Preprint Article Version 1 Preserved in Portico This version is not peer-reviewed

Developing an Advanced Software Requirements Classification Model Using BERT: an Empirical Evaluation Study on Newly Generated Turkish Data

Version 1 : Received: 18 September 2023 / Approved: 19 September 2023 / Online: 20 September 2023 (10:46:19 CEST)

A peer-reviewed article of this Preprint also exists.

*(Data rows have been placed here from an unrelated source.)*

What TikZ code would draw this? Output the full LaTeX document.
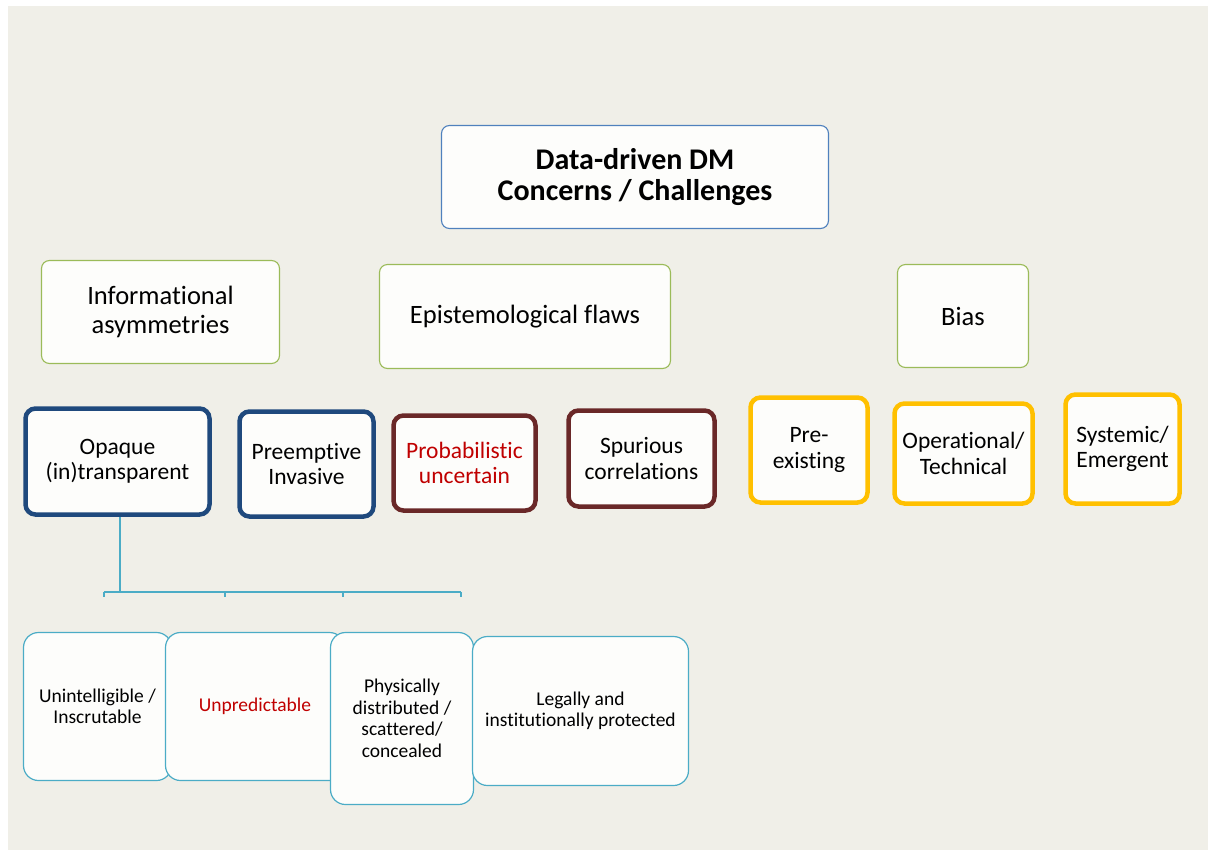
\documentclass[tikz,border=0pt]{standalone}
\usepackage{fontspec}
\setmainfont{Carlito}[Ligatures=NoCommon]
\definecolor{bgc}{HTML}{F0EFE8}
\definecolor{boxfill}{HTML}{FDFDFB}
\definecolor{rootblue}{HTML}{4F81BD}
\definecolor{catgreen}{HTML}{9BBB59}
\definecolor{navyc}{HTML}{1F497D}
\definecolor{brownc}{HTML}{6A2828}
\definecolor{goldc}{HTML}{FFC000}
\definecolor{ltblue}{HTML}{4BACC6}
\definecolor{redtxt}{HTML}{C00000}
\tikzset{
  box/.style={draw, fill=boxfill, rounded corners=8pt, align=center, inner sep=0pt, text=black},
  rootbox/.style={box, draw=rootblue, line width=1.1pt, font=\fontsize{30}{31.5}\selectfont\bfseries},
  catbox/.style={box, draw=catgreen, line width=1.1pt, font=\fontsize{26.5}{29}\selectfont},
  navybox/.style={box, draw=navyc, line width=4.5pt, rounded corners=10pt, font=\fontsize{23.5}{25.5}\selectfont},
  brownbox/.style={box, draw=brownc, line width=4.5pt, rounded corners=10pt, font=\fontsize{23.5}{25.5}\selectfont},
  goldbox/.style={box, draw=goldc, line width=4.5pt, rounded corners=10pt, font=\fontsize{23.5}{25.5}\selectfont},
  leafbox/.style={box, draw=ltblue, line width=1.2pt, rounded corners=15pt, font=\fontsize{19.5}{21.5}\selectfont},
  conn/.style={draw=ltblue, line width=2pt},
  connthin/.style={draw=ltblue, line width=1.3pt},
}
\begin{document}
\begin{tikzpicture}[x=1pt,y=-1pt]
\useasboundingbox (0,0) rectangle (1208,852);
\fill[white] (0,0) rectangle (1208,852);
\fill[bgc] (8,6) rectangle (1208,850);

\node[rootbox, minimum width=387pt, minimum height=103pt] (root) at (635,177) {Data-driven DM\\Concerns / Challenges};

\node[catbox, minimum width=238pt, minimum height=103pt] (info) at (160.5,312) {Informational\\asymmetries};
\node[catbox, minimum width=291pt, minimum height=104pt] (epi) at (525,316.5) {Epistemological flaws};
\node[catbox, minimum width=131pt, minimum height=103pt] (bias) at (963,316) {Bias};

\node[navybox, minimum width=184pt, minimum height=106pt] (opq) at (117.5,461.5) {Opaque\\(in)transparent};
\node[navybox, minimum width=134pt, minimum height=105pt] (pre) at (306.5,464) {Preemptive\\Invasive};
\node[brownbox, minimum width=142pt, minimum height=95pt, text=redtxt] (prob) at (464.5,463) {Probabilistic\\uncertain};
\node[brownbox, minimum width=146pt, minimum height=96pt] (spur) at (641.5,458.5) {Spurious\\correlations};
\node[goldbox, minimum width=117pt, minimum height=105pt] (preex) at (809,450) {Pre-\\existing};
\node[goldbox, minimum width=138pt, minimum height=100pt] (oper) at (963.5,453.5) {Operational/\\Technical};
\node[goldbox, minimum width=114pt, minimum height=109pt] (syst) at (1122.5,449) {Systemic/\\Emergent};

\node[leafbox, minimum width=148pt, minimum height=148pt] (unint) at (97.5,706.5) {Unintelligible /\\Inscrutable};
\node[leafbox, minimum width=179pt, minimum height=148pt, text=redtxt] (unpred) at (255,706.5) {Unpredictable};
\node[leafbox, minimum width=143pt, minimum height=172pt] (phys) at (402,718.5) {Physically\\distributed /\\scattered/\\concealed};
\node[leafbox, minimum width=216pt, minimum height=149pt] (legal) at (580.5,711) {Legally and\\institutionally protected};

\coordinate (bus) at (120,592);
\coordinate (t1) at (104,592);
\coordinate (t2) at (225,592);
\coordinate (t3) at (343,592);
\coordinate (t4) at (461,592);
\coordinate (b1) at (104,597);
\coordinate (b2) at (225,597);
\coordinate (b3) at (343,597);
\coordinate (b4) at (461,597);
\draw[conn] (opq.south -| bus) -- (bus);
\draw[conn] (t1) -- (t3);
\draw[connthin] (t3) -- (t4);
\draw[connthin] (t1) -- (b1);
\draw[connthin] (t2) -- (b2);
\draw[connthin] (t3) -- (b3);
\draw[connthin] (t4) -- (b4);
\end{tikzpicture}
\end{document}
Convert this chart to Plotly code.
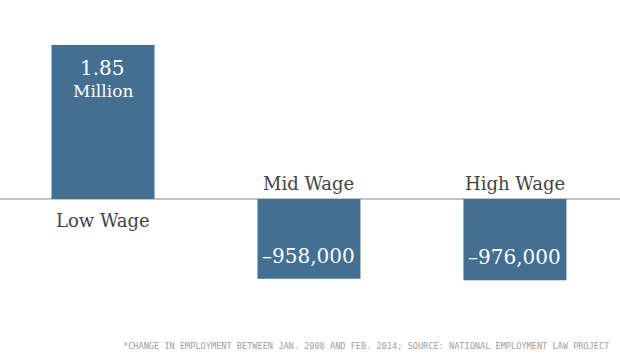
import plotly.graph_objects as go

categories = ["Low Wage", "Mid Wage", "High Wage"]
values = [1850000, -958000, -976000]
value_labels = ["1.85", "–958,000", "–976,000"]
footnote = "*CHANGE IN EMPLOYMENT BETWEEN JAN. 2008 AND FEB. 2014; SOURCE: NATIONAL EMPLOYMENT LAW PROJECT"

BAR = "#436f93"
TXT = "#444444"
SERIF = "DejaVu Serif"

x = list(range(len(categories)))
fig = go.Figure(go.Bar(x=x, y=values, width=0.5, marker=dict(color=BAR, line=dict(width=0)),
                       hoverinfo="skip"))

ann = []
for i, (c, v, lab) in enumerate(zip(categories, values, value_labels)):
    if v > 0:
        ann.append(dict(x=i, y=0, text=c, showarrow=False, yshift=-21,
                        font=dict(family=SERIF, size=18, color=TXT)))
        ann.append(dict(x=i, y=v, text=lab, showarrow=False, yshift=-23,
                        font=dict(family=SERIF, size=20, color="white")))
        ann.append(dict(x=i, y=v, text="Million", showarrow=False, yshift=-46,
                        font=dict(family=SERIF, size=17, color="white")))
    else:
        ann.append(dict(x=i, y=0, text=c, showarrow=False, yshift=16,
                        font=dict(family=SERIF, size=18, color=TXT)))
        ann.append(dict(x=i, y=v, text=lab, showarrow=False, yshift=23,
                        font=dict(family=SERIF, size=20, color="white")))

ann.append(dict(xref="paper", yref="paper", x=0.985, y=0.005, xanchor="right", yanchor="bottom",
                text=footnote, showarrow=False,
                font=dict(family="DejaVu Sans Mono", size=8.6, color="#a0a0a0")))

fig.update_layout(
    width=620, height=355,
    margin=dict(l=0, r=0, t=0, b=0),
    paper_bgcolor="white", plot_bgcolor="white",
    showlegend=False,
    xaxis=dict(range=[-0.5, 2.51], visible=False, fixedrange=True),
    yaxis=dict(range=[-1874000, 2391000], visible=False, fixedrange=True),
    annotations=ann,
    shapes=[dict(type="line", xref="paper", yref="y", x0=0, x1=1, y0=0, y1=0,
                 line=dict(color="#b0b0b0", width=1.5), layer="below")],
)

fig.write_html("out.html", config={"displayModeBar": False},
               post_script="document.body.style.margin='0';document.body.style.overflow='hidden';")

Yucalar, F. Developing an Advanced Software Requirements Classification Model Using BERT: An Empirical Evaluation Study on Newly Generated Turkish Data. Appl. Sci. 2023, 13, 11127. Yucalar, F. Developing an Advanced Software Requirements Classification Model Using BERT: An Empirical Evaluation Study on Newly Generated Turkish Data. Appl. Sci. 2023, 13, 11127.

Abstract

Requirements Engineering (RE) is an important step in the whole software development lifecycle. The problem in RE is to determine the class of the software requirements as functional and non-functional. Proper and early identification of these requirements is vital for the entire development cycle. On the other hand, manual government of requirement classes is a timewasting task, and it needs intensive effort. Automatic requirement classification techniques through advanced Machine Learning (ML) strategies are started to be developed to address this problem. Basically, software requirements are generated as natural language explanations and therefore requirement classification may be handled as a particular Natural Language Processing (NLP) problem. From ML point of view, classification strategies require dataset to be used in the training/learning phase. For this goal, we generated a unique Turkish dataset having collected the requiremenst from real-world software projects with 4600 samples. Of these requirements, 3000 and 1600 were labeled as functional and non-functional, respectively. The data set has been evaluated using (i) traditional machine learning algorithms, (ii) deep learning algorithms, and (iii) transformer models respectively. As a result BERTurk was found to be the most successful algorithm to discriminate functional and non-functional requirements in terms of 95% f-score metric.

Keywords

software requirements classification; transformer learning; deep neural networks; machine learning; functional requirements non-functional requirements.